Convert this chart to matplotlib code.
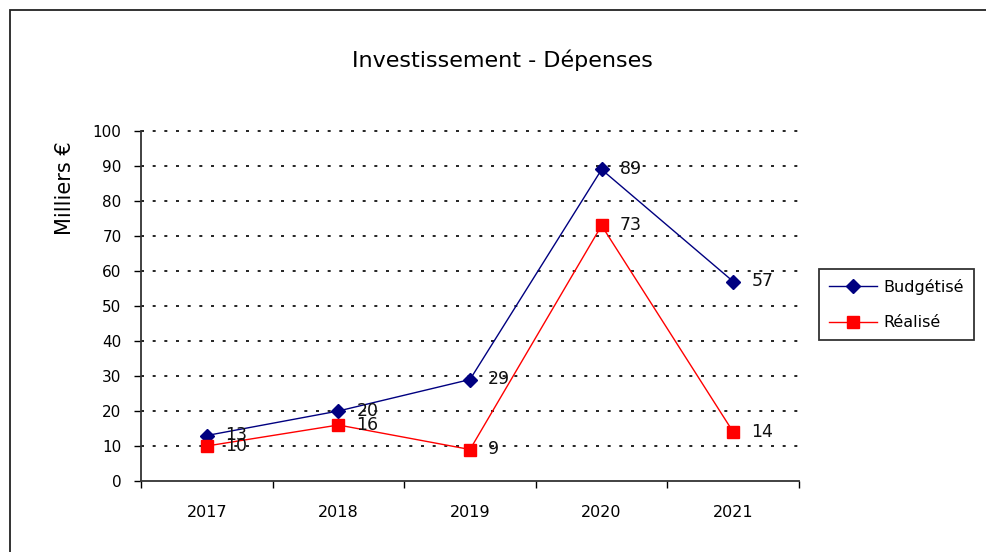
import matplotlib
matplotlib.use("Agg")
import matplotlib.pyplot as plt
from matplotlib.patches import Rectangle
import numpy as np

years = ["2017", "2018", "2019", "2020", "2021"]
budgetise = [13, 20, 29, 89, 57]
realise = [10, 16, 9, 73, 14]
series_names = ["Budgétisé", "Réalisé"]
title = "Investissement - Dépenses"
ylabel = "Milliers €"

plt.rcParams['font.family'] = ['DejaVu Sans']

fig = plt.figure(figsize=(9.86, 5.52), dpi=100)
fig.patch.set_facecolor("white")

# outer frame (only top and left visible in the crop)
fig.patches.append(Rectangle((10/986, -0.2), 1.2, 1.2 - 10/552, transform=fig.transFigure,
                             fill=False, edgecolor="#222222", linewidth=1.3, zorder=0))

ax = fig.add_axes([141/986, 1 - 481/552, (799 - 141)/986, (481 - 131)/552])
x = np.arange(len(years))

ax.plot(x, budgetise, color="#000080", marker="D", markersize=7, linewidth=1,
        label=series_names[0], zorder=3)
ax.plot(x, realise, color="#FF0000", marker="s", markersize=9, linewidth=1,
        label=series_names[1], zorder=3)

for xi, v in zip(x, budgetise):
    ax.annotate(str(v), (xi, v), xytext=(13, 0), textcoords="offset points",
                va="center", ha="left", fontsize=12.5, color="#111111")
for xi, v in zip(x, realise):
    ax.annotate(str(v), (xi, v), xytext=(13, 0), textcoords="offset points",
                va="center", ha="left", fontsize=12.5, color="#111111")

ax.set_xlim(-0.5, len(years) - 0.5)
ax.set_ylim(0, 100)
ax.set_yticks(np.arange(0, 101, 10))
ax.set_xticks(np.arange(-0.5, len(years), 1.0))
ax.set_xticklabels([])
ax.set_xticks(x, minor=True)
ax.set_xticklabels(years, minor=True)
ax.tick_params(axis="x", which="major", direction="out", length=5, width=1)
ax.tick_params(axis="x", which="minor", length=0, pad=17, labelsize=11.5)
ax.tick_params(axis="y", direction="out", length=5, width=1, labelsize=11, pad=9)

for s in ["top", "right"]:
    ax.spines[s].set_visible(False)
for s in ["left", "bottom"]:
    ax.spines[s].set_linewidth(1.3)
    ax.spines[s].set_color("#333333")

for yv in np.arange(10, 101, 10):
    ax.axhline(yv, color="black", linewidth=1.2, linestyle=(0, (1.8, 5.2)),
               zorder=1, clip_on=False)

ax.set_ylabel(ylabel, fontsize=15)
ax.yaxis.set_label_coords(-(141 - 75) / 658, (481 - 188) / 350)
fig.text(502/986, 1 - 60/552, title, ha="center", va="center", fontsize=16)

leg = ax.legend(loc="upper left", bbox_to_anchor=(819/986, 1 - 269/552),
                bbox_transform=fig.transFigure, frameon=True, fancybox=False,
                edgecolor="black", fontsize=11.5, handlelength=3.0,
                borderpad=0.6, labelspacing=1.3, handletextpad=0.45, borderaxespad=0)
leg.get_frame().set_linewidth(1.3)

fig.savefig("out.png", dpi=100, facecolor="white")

--

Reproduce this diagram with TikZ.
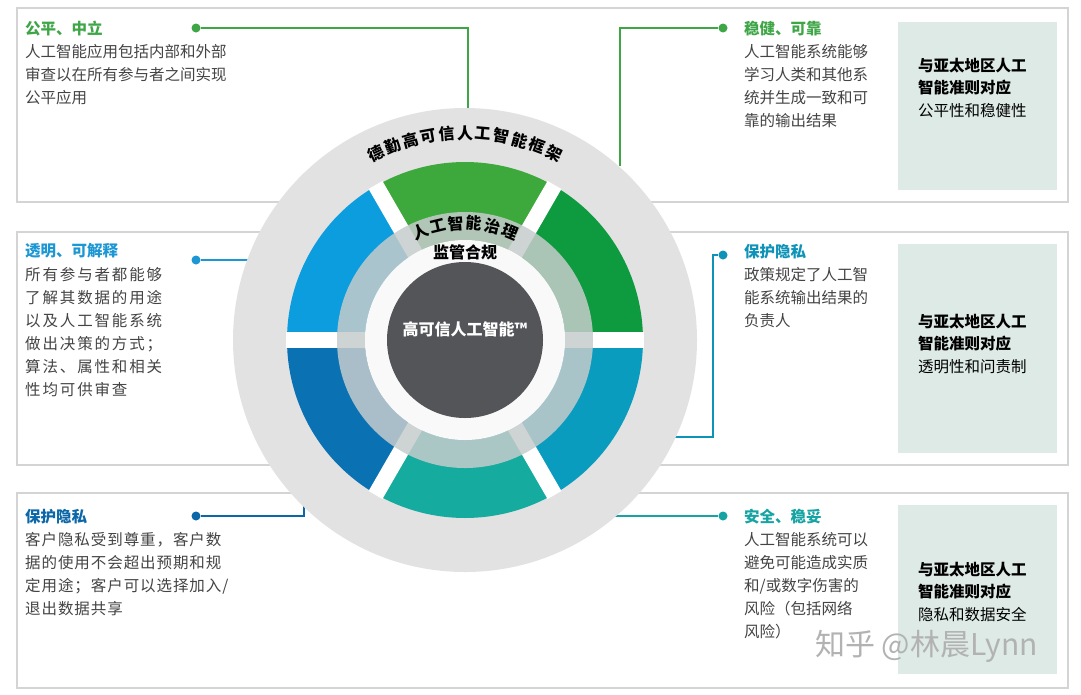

--

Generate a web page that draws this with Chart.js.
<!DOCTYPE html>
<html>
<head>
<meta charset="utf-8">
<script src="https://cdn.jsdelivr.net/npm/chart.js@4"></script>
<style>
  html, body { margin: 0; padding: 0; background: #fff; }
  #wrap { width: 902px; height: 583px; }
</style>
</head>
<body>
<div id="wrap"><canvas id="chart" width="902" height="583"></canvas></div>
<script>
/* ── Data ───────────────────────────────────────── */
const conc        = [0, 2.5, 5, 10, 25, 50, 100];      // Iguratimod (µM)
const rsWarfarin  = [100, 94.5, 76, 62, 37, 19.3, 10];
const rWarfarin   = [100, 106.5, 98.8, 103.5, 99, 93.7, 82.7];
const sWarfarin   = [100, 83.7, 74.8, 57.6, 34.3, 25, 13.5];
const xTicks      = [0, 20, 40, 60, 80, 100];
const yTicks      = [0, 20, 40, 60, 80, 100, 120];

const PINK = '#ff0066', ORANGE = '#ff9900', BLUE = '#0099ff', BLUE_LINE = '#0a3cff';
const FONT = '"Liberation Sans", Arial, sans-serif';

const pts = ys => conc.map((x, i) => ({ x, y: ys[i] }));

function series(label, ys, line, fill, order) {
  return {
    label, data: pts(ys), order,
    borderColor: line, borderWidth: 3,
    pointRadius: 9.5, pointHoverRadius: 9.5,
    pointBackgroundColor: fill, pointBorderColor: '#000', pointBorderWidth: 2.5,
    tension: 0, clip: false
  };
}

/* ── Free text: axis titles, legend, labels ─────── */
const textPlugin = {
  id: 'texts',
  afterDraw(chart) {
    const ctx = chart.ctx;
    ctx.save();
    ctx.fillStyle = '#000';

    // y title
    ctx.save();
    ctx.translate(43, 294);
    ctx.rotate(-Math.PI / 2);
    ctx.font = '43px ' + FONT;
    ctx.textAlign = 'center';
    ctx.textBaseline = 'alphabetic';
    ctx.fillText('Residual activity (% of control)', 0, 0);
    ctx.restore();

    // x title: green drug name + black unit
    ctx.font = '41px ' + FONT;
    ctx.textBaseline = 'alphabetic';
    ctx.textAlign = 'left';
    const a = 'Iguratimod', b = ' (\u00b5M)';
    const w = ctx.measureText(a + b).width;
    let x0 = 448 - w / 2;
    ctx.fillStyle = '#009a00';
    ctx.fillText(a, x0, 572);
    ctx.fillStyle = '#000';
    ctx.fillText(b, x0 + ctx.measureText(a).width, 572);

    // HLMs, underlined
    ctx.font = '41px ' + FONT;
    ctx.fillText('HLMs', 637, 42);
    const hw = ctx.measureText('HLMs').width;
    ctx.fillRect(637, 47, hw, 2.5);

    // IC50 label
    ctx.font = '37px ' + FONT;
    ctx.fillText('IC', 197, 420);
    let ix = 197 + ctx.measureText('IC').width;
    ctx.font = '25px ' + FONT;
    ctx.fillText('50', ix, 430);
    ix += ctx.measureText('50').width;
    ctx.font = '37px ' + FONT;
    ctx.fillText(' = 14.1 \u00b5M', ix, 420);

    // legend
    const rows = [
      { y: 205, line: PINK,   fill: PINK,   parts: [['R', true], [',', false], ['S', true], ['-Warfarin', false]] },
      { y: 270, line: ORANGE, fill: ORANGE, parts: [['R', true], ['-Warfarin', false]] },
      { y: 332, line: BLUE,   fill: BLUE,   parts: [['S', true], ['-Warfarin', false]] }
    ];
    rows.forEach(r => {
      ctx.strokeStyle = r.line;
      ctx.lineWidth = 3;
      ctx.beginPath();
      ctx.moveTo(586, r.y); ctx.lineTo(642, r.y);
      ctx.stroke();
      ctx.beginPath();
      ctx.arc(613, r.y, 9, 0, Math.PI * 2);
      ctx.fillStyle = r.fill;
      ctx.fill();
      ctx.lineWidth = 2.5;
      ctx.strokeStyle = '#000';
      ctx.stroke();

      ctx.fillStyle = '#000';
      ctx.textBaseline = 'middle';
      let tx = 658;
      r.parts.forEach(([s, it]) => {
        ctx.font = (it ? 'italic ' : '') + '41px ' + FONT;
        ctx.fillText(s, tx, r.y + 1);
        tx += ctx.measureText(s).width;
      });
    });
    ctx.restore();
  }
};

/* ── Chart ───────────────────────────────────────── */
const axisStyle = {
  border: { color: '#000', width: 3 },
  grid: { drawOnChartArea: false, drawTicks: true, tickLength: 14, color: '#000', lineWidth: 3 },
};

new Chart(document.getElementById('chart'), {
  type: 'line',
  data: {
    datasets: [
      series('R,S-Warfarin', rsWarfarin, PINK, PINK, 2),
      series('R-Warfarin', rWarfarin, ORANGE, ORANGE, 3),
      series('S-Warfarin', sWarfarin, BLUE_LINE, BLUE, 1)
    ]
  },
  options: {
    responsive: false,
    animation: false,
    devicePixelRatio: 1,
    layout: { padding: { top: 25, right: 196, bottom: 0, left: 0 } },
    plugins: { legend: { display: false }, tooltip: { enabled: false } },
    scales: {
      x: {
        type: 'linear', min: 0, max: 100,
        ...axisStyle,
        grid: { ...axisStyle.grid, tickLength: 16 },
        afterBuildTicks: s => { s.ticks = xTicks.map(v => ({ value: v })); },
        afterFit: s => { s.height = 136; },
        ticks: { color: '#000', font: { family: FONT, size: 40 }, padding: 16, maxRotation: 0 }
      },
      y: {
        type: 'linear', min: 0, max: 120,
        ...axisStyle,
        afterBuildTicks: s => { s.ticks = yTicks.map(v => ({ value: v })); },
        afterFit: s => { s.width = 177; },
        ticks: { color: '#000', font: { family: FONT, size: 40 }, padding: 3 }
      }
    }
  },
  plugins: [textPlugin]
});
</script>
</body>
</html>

**SHORT EXERCISE:**
Write out the lines running from the one that contains "Convert this chart to matplotlib code." through the one that contains "label=series_names[1], zorder=3)", ends included, and nothing else. Pictures stay out of the copy.

**EXERCISE RESPONSE:**
Convert this chart to matplotlib code.
import matplotlib
matplotlib.use("Agg")
import matplotlib.pyplot as plt
from matplotlib.patches import Rectangle
import numpy as np

years = ["2017", "2018", "2019", "2020", "2021"]
budgetise = [13, 20, 29, 89, 57]
realise = [10, 16, 9, 73, 14]
series_names = ["Budgétisé", "Réalisé"]
title = "Investissement - Dépenses"
ylabel = "Milliers €"

plt.rcParams['font.family'] = ['DejaVu Sans']

fig = plt.figure(figsize=(9.86, 5.52), dpi=100)
fig.patch.set_facecolor("white")

# outer frame (only top and left visible in the crop)
fig.patches.append(Rectangle((10/986, -0.2), 1.2, 1.2 - 10/552, transform=fig.transFigure,
                             fill=False, edgecolor="#222222", linewidth=1.3, zorder=0))

ax = fig.add_axes([141/986, 1 - 481/552, (799 - 141)/986, (481 - 131)/552])
x = np.arange(len(years))

ax.plot(x, budgetise, color="#000080", marker="D", markersize=7, linewidth=1,
        label=series_names[0], zorder=3)
ax.plot(x, realise, color="#FF0000", marker="s", markersize=9, linewidth=1,
        label=series_names[1], zorder=3)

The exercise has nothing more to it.